20. Gelet op wat hiervoor is overwogen is de rechtbank van oordeel dat de waarden van de onroerende zaken alsmede de daarop gebaseerde aanslagen niet te hoog zijn vastgesteld en zijn de beroepen ongegrond verklaard.
21. Voor een proceskostenveroordeling bestaat geen aanleiding.
Deze uitspraak is gedaan door mr. J.J. Arts, rechter, in aanwezigheid van mr. L.J.E. Steijvers, griffier.

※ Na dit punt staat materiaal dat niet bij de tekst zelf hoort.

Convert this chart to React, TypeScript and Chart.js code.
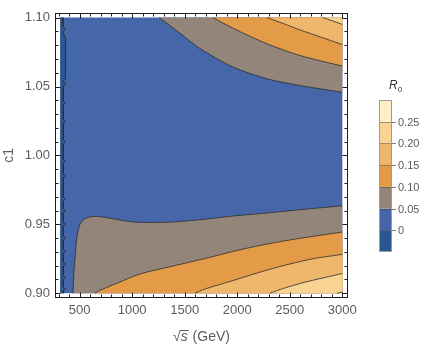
import React, { useEffect, useRef } from 'react';
import { Chart, registerables } from 'chart.js';

Chart.register(...registerables);

// ---- axis ranges ----
const X_AXIS_MIN = 266;
const X_AXIS_MAX = 3054;
const Y_AXIS_MIN = 0.8965;
const Y_AXIS_MAX = 1.1035;
const X_DATA_MIN = 316;
const X_DATA_MAX = 3000;
const Y_DATA_MIN = 0.9;
const Y_DATA_MAX = 1.1;

// ---- tick labels ----
const xTickValues = [500, 1000, 1500, 2000, 2500, 3000];
const yTickValues = [0.9, 0.95, 1.0, 1.05, 1.1];
const legendLabels = ['0', '0.05', '0.10', '0.15', '0.20', '0.25'];

// ---- band colours (below 0, 0-0.05, ..., above 0.25) ----
const C_DARK = '#2b5790';
const C_BLUE = '#4566a8';
const C_GRAY = '#93857a';
const C_ORANGE = '#e39b48';
const C_LIGHT = '#efb76b';
const C_PALE = '#f9d391';
const C_PALEST = '#fef0c6';
const bandColors = [C_DARK, C_BLUE, C_GRAY, C_ORANGE, C_LIGHT, C_PALE, C_PALEST];

// ---- contour lines (R0 levels) ----
// upper-right family
const upper05X = [1258, 1455, 1646, 1960, 2283, 2597, 3000];
const upper05Y = [1.1, 1.0887, 1.0775, 1.0641, 1.0556, 1.0507, 1.0458];
const upper10X = [1769, 1960, 2283, 2597, 3000];
const upper10Y = [1.1, 1.0923, 1.081, 1.0725, 1.0648];
const upper15X = [2283, 2435, 2597, 3000];
const upper15Y = [1.1, 1.0958, 1.0911, 1.0805];
const upper20X = [2816, 3000];
const upper20Y = [1.1, 1.0951];

// lower family
const lower05X = [437, 447, 456, 475, 504, 551, 618, 694, 1008, 1332, 1646, 1960, 2283, 2597, 3000];
const lower05Y = [0.9, 0.9162, 0.9246, 0.9408, 0.95, 0.9542, 0.9556, 0.9556, 0.9517, 0.9515, 0.9533, 0.956, 0.9582, 0.9606, 0.9634];
const lower10X = [647, 694, 761, 1075, 1389, 1712, 2026, 2312, 2597, 3000];
const lower10Y = [0.9, 0.9021, 0.9042, 0.9139, 0.9197, 0.9255, 0.9315, 0.9361, 0.9398, 0.9444];
const lower15X = [1598, 1680, 1960, 2312, 2692, 3000];
const lower15Y = [0.9, 0.9027, 0.9092, 0.9174, 0.9246, 0.9282];
const lower20X = [2312, 2450, 2645, 3000];
const lower20Y = [0.9, 0.9037, 0.908, 0.9143];
const lower25X = [2950, 3000];
const lower25Y = [0.9, 0.9008];

// zero contour near threshold (right edge of the dark strip), top to bottom
const stripX = [342, 342, 366, 345, 366, 366, 345, 366, 345, 345, 366, 345, 345, 366, 345, 345, 366, 345, 345, 366, 345, 345, 366, 345, 345, 366, 345, 345, 366, 345, 345, 366, 345, 345, 366, 345, 345, 366, 345, 345, 366, 345, 345, 366, 345, 345, 366, 345, 345];
const stripY = [1.1, 1.0937, 1.0915, 1.0894, 1.0852, 1.0556, 1.0542, 1.0521, 1.05, 1.0394, 1.038, 1.0366, 1.0261, 1.0246, 1.0232, 1.0113, 1.0099, 1.0085, 0.9972, 0.9958, 0.9944, 0.9866, 0.9852, 0.9838, 0.9697, 0.9683, 0.9669, 0.9613, 0.9599, 0.9585, 0.9514, 0.95, 0.9486, 0.9415, 0.9401, 0.9387, 0.9317, 0.9303, 0.9289, 0.9225, 0.9211, 0.9197, 0.9127, 0.9113, 0.9099, 0.9045, 0.9031, 0.9017, 0.9];

const FONT = '"Liberation Sans", Arial, Helvetica, sans-serif';
const TEXT = '#5c5c5c';
const LINE = 'rgba(45,45,45,0.8)';
const TENSION = 0.25;

const pts = (xs: number[], ys: number[]) => xs.map((x, i) => ({ x, y: ys[i] }));

function region(xs: number[], ys: number[], cx: number, cy: number, color: string, order: number, tension = TENSION) {
  const p = pts(xs, ys);
  return {
    data: [...p, p[p.length - 1], { x: cx, y: cy }],
    showLine: true,
    fill: 'shape',
    backgroundColor: color,
    borderColor: 'transparent',
    borderWidth: 0,
    pointRadius: 0,
    tension,
    order,
  };
}

function contour(xs: number[], ys: number[], tension = TENSION) {
  return {
    data: pts(xs, ys),
    showLine: true,
    fill: false,
    borderColor: LINE,
    borderWidth: 1,
    pointRadius: 0,
    tension,
    order: 0,
  };
}

const overlayPlugin = {
  id: 'overlay',
  afterDatasetsDraw(chart: any) {
    const { ctx, chartArea: a, scales } = chart;
    const xs = scales.x;
    const ys = scales.y;
    const L = Math.round(a.left) + 0.5;
    const R = Math.round(a.right) - 0.5;
    const T = Math.round(a.top) + 0.5;
    const B = Math.round(a.bottom) - 0.5;
    ctx.save();
    ctx.strokeStyle = '#1e1e1e';
    ctx.lineWidth = 1;
    ctx.strokeRect(L, T, R - L, B - T);
    ctx.beginPath();
    for (let v = 300; v <= 3000; v += 100) {
      const len = v % 500 === 0 ? 5 : 3;
      const px = Math.round(xs.getPixelForValue(v)) + 0.5;
      ctx.moveTo(px, B); ctx.lineTo(px, B - len);
      ctx.moveTo(px, T); ctx.lineTo(px, T + len);
    }
    for (let i = 0; i <= 20; i++) {
      const v = 0.9 + i * 0.01;
      const len = i % 5 === 0 ? 5 : 3;
      const py = Math.round(ys.getPixelForValue(v)) + 0.5;
      ctx.moveTo(L, py); ctx.lineTo(L + len, py);
      ctx.moveTo(R, py); ctx.lineTo(R - len, py);
    }
    ctx.stroke();
    ctx.restore();
  },
  afterDraw(chart: any) {
    const { ctx, chartArea: a } = chart;
    ctx.save();
    ctx.fillStyle = TEXT;
    // x title: sqrt(s) (GeV)
    const normal = `14px ${FONT}`;
    const italic = `italic 14px ${FONT}`;
    ctx.font = normal;
    const wSq = ctx.measureText('√').width;
    const ascSq = ctx.measureText('√').actualBoundingBoxAscent;
    const wRest = ctx.measureText(' (GeV)').width;
    ctx.font = italic;
    const wS = ctx.measureText('s').width;
    const total = wSq + wS + wRest + 1;
    const x0 = (a.left + a.right) / 2 - total / 2;
    const base = 341;
    ctx.textBaseline = 'alphabetic';
    ctx.textAlign = 'left';
    ctx.font = normal;
    ctx.fillText('√', x0, base);
    ctx.font = italic;
    ctx.fillText('s', x0 + wSq, base);
    ctx.font = normal;
    ctx.fillText(' (GeV)', x0 + wSq + wS + 1, base);
    ctx.strokeStyle = TEXT;
    ctx.lineWidth = 1;
    ctx.beginPath();
    const vy = Math.round(base - ascSq) + 0.5;
    ctx.moveTo(x0 + wSq - 1, vy);
    ctx.lineTo(x0 + wSq + wS + 1, vy);
    ctx.stroke();

    // y title
    ctx.save();
    ctx.translate(9, (a.top + a.bottom) / 2);
    ctx.rotate(-Math.PI / 2);
    ctx.textAlign = 'center';
    ctx.textBaseline = 'middle';
    ctx.font = normal;
    ctx.fillText('c1', 0, 0);
    ctx.restore();

    // colour bar legend
    const bx = 379, bw = 13, btop = 100, bbot = 252;
    const n = bandColors.length;
    const bh = (bbot - btop) / n;
    for (let i = 0; i < n; i++) {
      ctx.fillStyle = bandColors[i];
      const y1 = bbot - (i + 1) * bh;
      ctx.fillRect(bx, y1, bw, bh);
    }
    ctx.strokeStyle = 'rgba(60,60,60,0.45)';
    ctx.beginPath();
    for (let i = 1; i < n; i++) {
      const y = Math.round(bbot - i * bh) + 0.5;
      ctx.moveTo(bx, y); ctx.lineTo(bx + bw, y);
    }
    ctx.stroke();
    ctx.strokeStyle = '#9a9a9a';
    ctx.strokeRect(bx + 0.5, btop + 0.5, bw - 1, bbot - btop - 1);
    ctx.strokeStyle = '#808080';
    ctx.fillStyle = TEXT;
    ctx.font = `11px ${FONT}`;
    ctx.textAlign = 'left';
    ctx.textBaseline = 'middle';
    ctx.beginPath();
    for (let i = 0; i < legendLabels.length; i++) {
      const y = Math.round(bbot - (i + 1) * bh) + 0.5;
      ctx.moveTo(bx + bw, y); ctx.lineTo(bx + bw + 4, y);
      ctx.fillText(legendLabels[i], bx + bw + 6, y);
    }
    ctx.stroke();
    // legend title R0
    ctx.fillStyle = '#333';
    ctx.font = `italic 12px ${FONT}`;
    ctx.textBaseline = 'alphabetic';
    ctx.fillText('R', 389, 89);
    const wR = ctx.measureText('R').width;
    ctx.font = `8px ${FONT}`;
    ctx.fillText('0', 389 + wR, 92);
    ctx.restore();
  },
};

export default function App() {
  const ref = useRef<HTMLCanvasElement | null>(null);
  useEffect(() => {
    if (!ref.current) return;
    const datasets: any[] = [
      region([X_DATA_MIN, X_DATA_MAX, X_DATA_MAX], [Y_DATA_MIN, Y_DATA_MIN, Y_DATA_MAX], X_DATA_MIN, Y_DATA_MAX, C_BLUE, 20, 0),
      region([X_DATA_MIN, ...stripX], [Y_DATA_MAX, ...stripY], X_DATA_MIN, Y_DATA_MIN, C_DARK, 19, 0),
      region(upper05X, upper05Y, X_DATA_MAX, Y_DATA_MAX, C_GRAY, 18),
      region(upper10X, upper10Y, X_DATA_MAX, Y_DATA_MAX, C_ORANGE, 17),
      region(upper15X, upper15Y, X_DATA_MAX, Y_DATA_MAX, C_LIGHT, 16),
      region(upper20X, upper20Y, X_DATA_MAX, Y_DATA_MAX, C_PALE, 15),
      region(lower05X, lower05Y, X_DATA_MAX, Y_DATA_MIN, C_GRAY, 18),
      region(lower10X, lower10Y, X_DATA_MAX, Y_DATA_MIN, C_ORANGE, 17),
      region(lower15X, lower15Y, X_DATA_MAX, Y_DATA_MIN, C_LIGHT, 16),
      region(lower20X, lower20Y, X_DATA_MAX, Y_DATA_MIN, C_PALE, 15),
      region(lower25X, lower25Y, X_DATA_MAX, Y_DATA_MIN, C_PALEST, 14),
      contour(stripX, stripY, 0),
      contour(upper05X, upper05Y),
      contour(upper10X, upper10Y),
      contour(upper15X, upper15Y),
      contour(upper20X, upper20Y),
      contour(lower05X, lower05Y),
      contour(lower10X, lower10Y),
      contour(lower15X, lower15Y),
      contour(lower20X, lower20Y),
      contour(lower25X, lower25Y),
    ];
    const chart = new Chart(ref.current, {
      type: 'scatter',
      data: { datasets },
      options: {
        responsive: false,
        animation: false,
        devicePixelRatio: 1,
        layout: { padding: { top: 4, right: 78, bottom: 0, left: 0 } },
        plugins: { legend: { display: false }, tooltip: { enabled: false } },
        scales: {
          x: {
            type: 'linear',
            min: X_AXIS_MIN,
            max: X_AXIS_MAX,
            grid: { display: false, drawTicks: false },
            border: { display: false },
            afterBuildTicks: (s: any) => { s.ticks = xTickValues.map((v) => ({ value: v })); },
            afterFit: (s: any) => { s.height = 52; },
            ticks: {
              color: TEXT,
              font: { family: FONT, size: 13 },
              padding: 5,
              maxRotation: 0,
              autoSkip: false,
              callback: (v: any) => String(v),
            },
          },
          y: {
            type: 'linear',
            min: Y_AXIS_MIN,
            max: Y_AXIS_MAX,
            grid: { display: false, drawTicks: false },
            border: { display: false },
            afterBuildTicks: (s: any) => { s.ticks = yTickValues.map((v) => ({ value: v })); },
            afterFit: (s: any) => { s.width = 55; },
            ticks: {
              color: TEXT,
              font: { family: FONT, size: 13 },
              padding: 5,
              autoSkip: false,
              callback: (v: any) => Number(v).toFixed(2),
            },
          },
        },
      },
      plugins: [overlayPlugin],
    });
    return () => chart.destroy();
  }, []);
  return (
    <div style={{ position: 'absolute', left: 0, top: 0, width: 426, height: 350, background: '#fff' }}>
      <canvas ref={ref} width={426} height={350} style={{ display: 'block', width: 426, height: 350 }} />
    </div>
  );
}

De beslissing is in het openbaar uitgesproken op 26 april 2023.
griffier rechter
Afschrift verzonden aan partijen op:

Rechtsmiddel

Tegen deze uitspraak kunnen partijen binnen zes weken na verzending hoger beroep instellen bij het gerechtshof Den Haag (team belastingrecht), Postbus 20302,
2500 EH Den Haag.
Bij het instellen van het hoger beroep dient het volgende in acht te worden genomen:
1. bij het hoger beroepschrift wordt een afschrift van deze uitspraak overgelegd;
2. het hoger beroepschrift moet, indien het op papier wordt ingediend, ondertekend zijn. Verder moet het ten minste het volgende vermelden:
a. de naam en het adres van de indiener;
b. de datum van verzending;
c. een omschrijving van de uitspraak waartegen het hoger beroep is ingesteld;
d. de redenen waarom u het niet eens bent met de uitspraak (de gronden van het hoger beroep).

Voetnoten

1.Vgl. Gerechtshof Den Haag 18 januari 2022, ECLI:NL:GHDHA:2022:53, overweging 5.1.
2.Kamerstukken II 1992/93, 22 885, nr. 3, blz. 44.
3.Gerechtshof ’s-Hertogenbosch 11 januari 2019, ECLI:NL:GHSHE:2019:78, overweging 4.9.
4.Kamerstukken II 1993/94, 22 885, nr. 36, blz. 44.
6.Vgl. HR 17 augustus 2018, ECLI:NL:HR:2018:1316.
7.Hoge Raad 22 april 2005, ECLI:NL:HR:2005:AO9006.
8.Hoge Raad, 19 februari 2016, ECLI:NL:HR:2016:252.